##### Supplied data

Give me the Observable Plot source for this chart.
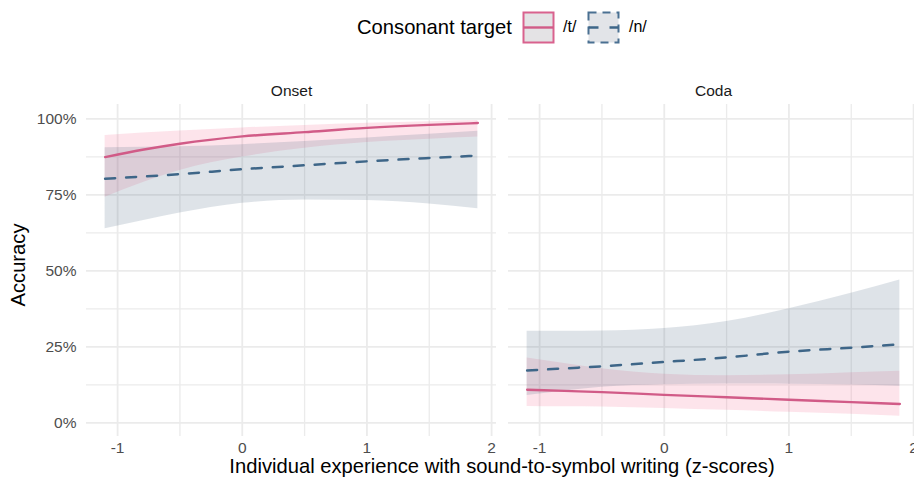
<!DOCTYPE html>
<html>
<head>
<meta charset="utf-8">
<script src="https://cdn.jsdelivr.net/npm/d3@7"></script>
<script src="https://cdn.jsdelivr.net/npm/@observablehq/plot@0.6"></script>
<style>
  html, body { margin: 0; padding: 0; background: #fff; overflow: hidden; }
  #wrap { position: relative; width: 914px; height: 477px; overflow: hidden;
          font-family: "Liberation Sans", Arial, Helvetica, sans-serif; }
  #chart { position: absolute; left: 0; top: 55px; width: 922px; }
  #chart svg { max-width: none !important; }
  .ttl { position: absolute; color: #000; font-size: 20.2px; white-space: nowrap; line-height: 1; }
  #legend-title { left: 357px; top: 17px; }
  .key { position: absolute; top: 11px; }
  .keylab { position: absolute; top: 19px; font-size: 16px; color: #000; line-height: 1; }
  #ytitle { left: 18px; top: 265px; transform: translate(-50%, -50%) rotate(-90deg); }
  #xtitle { left: 502px; top: 466px; transform: translate(-50%, -50%); }
</style>
</head>
<body>
<div id="wrap">
  <div class="ttl" id="legend-title">Consonant target</div>
  <svg class="key" style="left:522px" width="33" height="33">
    <rect x="1.5" y="1.5" width="30" height="30" fill="#e4e3e5" stroke="#d9628e" stroke-width="2"/>
    <line x1="1.5" x2="31.5" y1="16.5" y2="16.5" stroke="#d15b87" stroke-width="2.4"/>
  </svg>
  <div class="keylab" style="left:563px">/t/</div>
  <svg class="key" style="left:587px" width="33" height="33">
    <rect x="1.5" y="1.5" width="30" height="30" fill="#e2e4e8" stroke="#4a7092" stroke-width="2" stroke-dasharray="8,6"/>
    <line x1="1.5" x2="31.5" y1="16.5" y2="16.5" stroke="#3e6688" stroke-width="2.4" stroke-dasharray="10,11"/>
  </svg>
  <div class="keylab" style="left:629px">/n/</div>
  <div id="chart"></div>
  <div class="ttl" id="ytitle">Accuracy</div>
  <div class="ttl" id="xtitle">Individual experience with sound-to-symbol writing (z-scores)</div>
</div>
<script>
// Model predictions: z-scored experience on x, predicted accuracy with 95% band.
const xs = [-1.1, -0.8, -0.5, 0, 0.5, 1, 1.5, 1.89];
const positions = ["Onset", "Coda"];
const targets = ["/t/", "/n/"];

// Onset /t/
const onsetT   = [0.874, 0.898, 0.918, 0.942, 0.956, 0.970, 0.980, 0.986];
const onsetTLo = [0.742, 0.790, 0.830, 0.874, 0.903, 0.922, 0.933, 0.940];
const onsetTHi = [0.945, 0.953, 0.960, 0.970, 0.978, 0.985, 0.990, 0.994];
// Onset /n/
const onsetN   = [0.803, 0.810, 0.818, 0.834, 0.847, 0.860, 0.871, 0.879];
const onsetNLo = [0.638, 0.665, 0.690, 0.722, 0.733, 0.731, 0.720, 0.704];
const onsetNHi = [0.905, 0.906, 0.908, 0.915, 0.925, 0.937, 0.949, 0.959];
// Coda /t/
const codaT    = [0.109, 0.105, 0.101, 0.092, 0.084, 0.076, 0.068, 0.062];
const codaTLo  = [0.054, 0.053, 0.052, 0.047, 0.041, 0.035, 0.028, 0.022];
const codaTHi  = [0.213, 0.195, 0.178, 0.160, 0.155, 0.158, 0.165, 0.170];
// Coda /n/
const codaN    = [0.172, 0.179, 0.186, 0.200, 0.215, 0.234, 0.247, 0.258];
const codaNLo  = [0.090, 0.105, 0.117, 0.125, 0.128, 0.127, 0.124, 0.120];
const codaNHi  = [0.301, 0.301, 0.302, 0.310, 0.333, 0.375, 0.426, 0.470];

const xTicks = [-1, 0, 1, 2];
const xMinor = [-0.5, 0.5, 1.5];
const yTicks = [0, 0.25, 0.5, 0.75, 1];
const yMinor = [0.125, 0.375, 0.625, 0.875];

const series = [
  ["Onset", "/t/", onsetT, onsetTLo, onsetTHi],
  ["Onset", "/n/", onsetN, onsetNLo, onsetNHi],
  ["Coda",  "/t/", codaT,  codaTLo,  codaTHi],
  ["Coda",  "/n/", codaN,  codaNLo,  codaNHi]
];
const rows = series.flatMap(([position, target, fit, lo, hi]) =>
  xs.map((x, i) => ({position, target, x, fit: fit[i], lo: lo[i], hi: hi[i]})));

const tRows = rows.filter(d => d.target === "/t/");
const nRows = rows.filter(d => d.target === "/n/");

const pink = "#d15b87", blue = "#3e6688";
const grid = "#ebebeb";
const fmtX = d => (d < 0 ? "-" : "") + Math.abs(d);

const chart = Plot.plot({
  width: 922,
  height: 422,
  marginTop: 49,
  marginBottom: 41,
  marginLeft: 85.5,
  marginRight: 2.7,
  style: {fontFamily: "'Liberation Sans', Arial, Helvetica, sans-serif", background: "transparent",
          overflow: "visible", maxWidth: "none"},
  fx: {domain: positions, paddingInner: 0.0273, paddingOuter: 0},
  x: {domain: [-1.2495, 2.0395]},
  y: {domain: [-0.045, 1.047]},
  marks: [
    Plot.ruleY(yMinor, {stroke: grid, strokeWidth: 1.3}),
    Plot.ruleX(xMinor, {stroke: grid, strokeWidth: 1.3}),
    Plot.ruleY(yTicks, {stroke: grid, strokeWidth: 1.8}),
    Plot.ruleX(xTicks, {stroke: grid, strokeWidth: 1.8}),
    Plot.areaY(tRows, {fx: "position", x: "x", y1: "lo", y2: "hi", z: "target",
      fill: "#f2698f", fillOpacity: 0.18, curve: "monotone-x"}),
    Plot.areaY(nRows, {fx: "position", x: "x", y1: "lo", y2: "hi", z: "target",
      fill: "#4a6480", fillOpacity: 0.18, curve: "monotone-x"}),
    Plot.lineY(tRows, {fx: "position", x: "x", y: "fit", z: "target",
      stroke: pink, strokeWidth: 2.4, curve: "monotone-x"}),
    Plot.lineY(nRows, {fx: "position", x: "x", y: "fit", z: "target",
      stroke: blue, strokeWidth: 2.5, strokeDasharray: "10,11", curve: "monotone-x"}),
    Plot.axisFx({anchor: "top", tickSize: 0, tickPadding: 9, label: null,
      fill: "#1a1a1a", fontSize: 15.5}),
    Plot.axisX({ticks: xTicks, tickFormat: fmtX, tickSize: 0, tickPadding: 5, label: null,
      fill: "#4d4d4d", fontSize: 15.5}),
    Plot.axisY({ticks: yTicks, tickFormat: d3.format(".0%"), tickSize: 0, tickPadding: 10,
      label: null, fill: "#4d4d4d", fontSize: 15.5})
  ]
});
document.getElementById("chart").appendChild(chart);
</script>
</body>
</html>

##########

— Instruction —
Pictures excluded, quote all the data above exactly.

— Finished exercise —
Give me the Observable Plot source for this chart.
<!DOCTYPE html>
<html>
<head>
<meta charset="utf-8">
<script src="https://cdn.jsdelivr.net/npm/d3@7"></script>
<script src="https://cdn.jsdelivr.net/npm/@observablehq/plot@0.6"></script>
<style>
  html, body { margin: 0; padding: 0; background: #fff; overflow: hidden; }
  #wrap { position: relative; width: 914px; height: 477px; overflow: hidden;
          font-family: "Liberation Sans", Arial, Helvetica, sans-serif; }
  #chart { position: absolute; left: 0; top: 55px; width: 922px; }
  #chart svg { max-width: none !important; }
  .ttl { position: absolute; color: #000; font-size: 20.2px; white-space: nowrap; line-height: 1; }
  #legend-title { left: 357px; top: 17px; }
  .key { position: absolute; top: 11px; }
  .keylab { position: absolute; top: 19px; font-size: 16px; color: #000; line-height: 1; }
  #ytitle { left: 18px; top: 265px; transform: translate(-50%, -50%) rotate(-90deg); }
  #xtitle { left: 502px; top: 466px; transform: translate(-50%, -50%); }
</style>
</head>
<body>
<div id="wrap">
  <div class="ttl" id="legend-title">Consonant target</div>
  <svg class="key" style="left:522px" width="33" height="33">
    <rect x="1.5" y="1.5" width="30" height="30" fill="#e4e3e5" stroke="#d9628e" stroke-width="2"/>
    <line x1="1.5" x2="31.5" y1="16.5" y2="16.5" stroke="#d15b87" stroke-width="2.4"/>
  </svg>
  <div class="keylab" style="left:563px">/t/</div>
  <svg class="key" style="left:587px" width="33" height="33">
    <rect x="1.5" y="1.5" width="30" height="30" fill="#e2e4e8" stroke="#4a7092" stroke-width="2" stroke-dasharray="8,6"/>
    <line x1="1.5" x2="31.5" y1="16.5" y2="16.5" stroke="#3e6688" stroke-width="2.4" stroke-dasharray="10,11"/>
  </svg>
  <div class="keylab" style="left:629px">/n/</div>
  <div id="chart"></div>
  <div class="ttl" id="ytitle">Accuracy</div>
  <div class="ttl" id="xtitle">Individual experience with sound-to-symbol writing (z-scores)</div>
</div>
<script>
// Model predictions: z-scored experience on x, predicted accuracy with 95% band.
const xs = [-1.1, -0.8, -0.5, 0, 0.5, 1, 1.5, 1.89];
const positions = ["Onset", "Coda"];
const targets = ["/t/", "/n/"];

// Onset /t/
const onsetT   = [0.874, 0.898, 0.918, 0.942, 0.956, 0.970, 0.980, 0.986];
const onsetTLo = [0.742, 0.790, 0.830, 0.874, 0.903, 0.922, 0.933, 0.940];
const onsetTHi = [0.945, 0.953, 0.960, 0.970, 0.978, 0.985, 0.990, 0.994];
// Onset /n/
const onsetN   = [0.803, 0.810, 0.818, 0.834, 0.847, 0.860, 0.871, 0.879];
const onsetNLo = [0.638, 0.665, 0.690, 0.722, 0.733, 0.731, 0.720, 0.704];
const onsetNHi = [0.905, 0.906, 0.908, 0.915, 0.925, 0.937, 0.949, 0.959];
// Coda /t/
const codaT    = [0.109, 0.105, 0.101, 0.092, 0.084, 0.076, 0.068, 0.062];
const codaTLo  = [0.054, 0.053, 0.052, 0.047, 0.041, 0.035, 0.028, 0.022];
const codaTHi  = [0.213, 0.195, 0.178, 0.160, 0.155, 0.158, 0.165, 0.170];
// Coda /n/
const codaN    = [0.172, 0.179, 0.186, 0.200, 0.215, 0.234, 0.247, 0.258];
const codaNLo  = [0.090, 0.105, 0.117, 0.125, 0.128, 0.127, 0.124, 0.120];
const codaNHi  = [0.301, 0.301, 0.302, 0.310, 0.333, 0.375, 0.426, 0.470];

const xTicks = [-1, 0, 1, 2];
const xMinor = [-0.5, 0.5, 1.5];
const yTicks = [0, 0.25, 0.5, 0.75, 1];
const yMinor = [0.125, 0.375, 0.625, 0.875];

const series = [
  ["Onset", "/t/", onsetT, onsetTLo, onsetTHi],
  ["Onset", "/n/", onsetN, onsetNLo, onsetNHi],
  ["Coda",  "/t/", codaT,  codaTLo,  codaTHi],
  ["Coda",  "/n/", codaN,  codaNLo,  codaNHi]
];
const rows = series.flatMap(([position, target, fit, lo, hi]) =>
  xs.map((x, i) => ({position, target, x, fit: fit[i], lo: lo[i], hi: hi[i]})));

const tRows = rows.filter(d => d.target === "/t/");
const nRows = rows.filter(d => d.target === "/n/");

const pink = "#d15b87", blue = "#3e6688";
const grid = "#ebebeb";
const fmtX = d => (d < 0 ? "-" : "") + Math.abs(d);

const chart = Plot.plot({
  width: 922,
  height: 422,
  marginTop: 49,
  marginBottom: 41,
  marginLeft: 85.5,
  marginRight: 2.7,
  style: {fontFamily: "'Liberation Sans', Arial, Helvetica, sans-serif", background: "transparent",
          overflow: "visible", maxWidth: "none"},
  fx: {domain: positions, paddingInner: 0.0273, paddingOuter: 0},
  x: {domain: [-1.2495, 2.0395]},
  y: {domain: [-0.045, 1.047]},
  marks: [
    Plot.ruleY(yMinor, {stroke: grid, strokeWidth: 1.3}),
    Plot.ruleX(xMinor, {stroke: grid, strokeWidth: 1.3}),
    Plot.ruleY(yTicks, {stroke: grid, strokeWidth: 1.8}),
    Plot.ruleX(xTicks, {stroke: grid, strokeWidth: 1.8}),
    Plot.areaY(tRows, {fx: "position", x: "x", y1: "lo", y2: "hi", z: "target",
      fill: "#f2698f", fillOpacity: 0.18, curve: "monotone-x"}),
    Plot.areaY(nRows, {fx: "position", x: "x", y1: "lo", y2: "hi", z: "target",
      fill: "#4a6480", fillOpacity: 0.18, curve: "monotone-x"}),
    Plot.lineY(tRows, {fx: "position", x: "x", y: "fit", z: "target",
      stroke: pink, strokeWidth: 2.4, curve: "monotone-x"}),
    Plot.lineY(nRows, {fx: "position", x: "x", y: "fit", z: "target",
      stroke: blue, strokeWidth: 2.5, strokeDasharray: "10,11", curve: "monotone-x"}),
    Plot.axisFx({anchor: "top", tickSize: 0, tickPadding: 9, label: null,
      fill: "#1a1a1a", fontSize: 15.5}),
    Plot.axisX({ticks: xTicks, tickFormat: fmtX, tickSize: 0, tickPadding: 5, label: null,
      fill: "#4d4d4d", fontSize: 15.5}),
    Plot.axisY({ticks: yTicks, tickFormat: d3.format(".0%"), tickSize: 0, tickPadding: 10,
      label: null, fill: "#4d4d4d", fontSize: 15.5})
  ]
});
document.getElementById("chart").appendChild(chart);
</script>
</body>
</html>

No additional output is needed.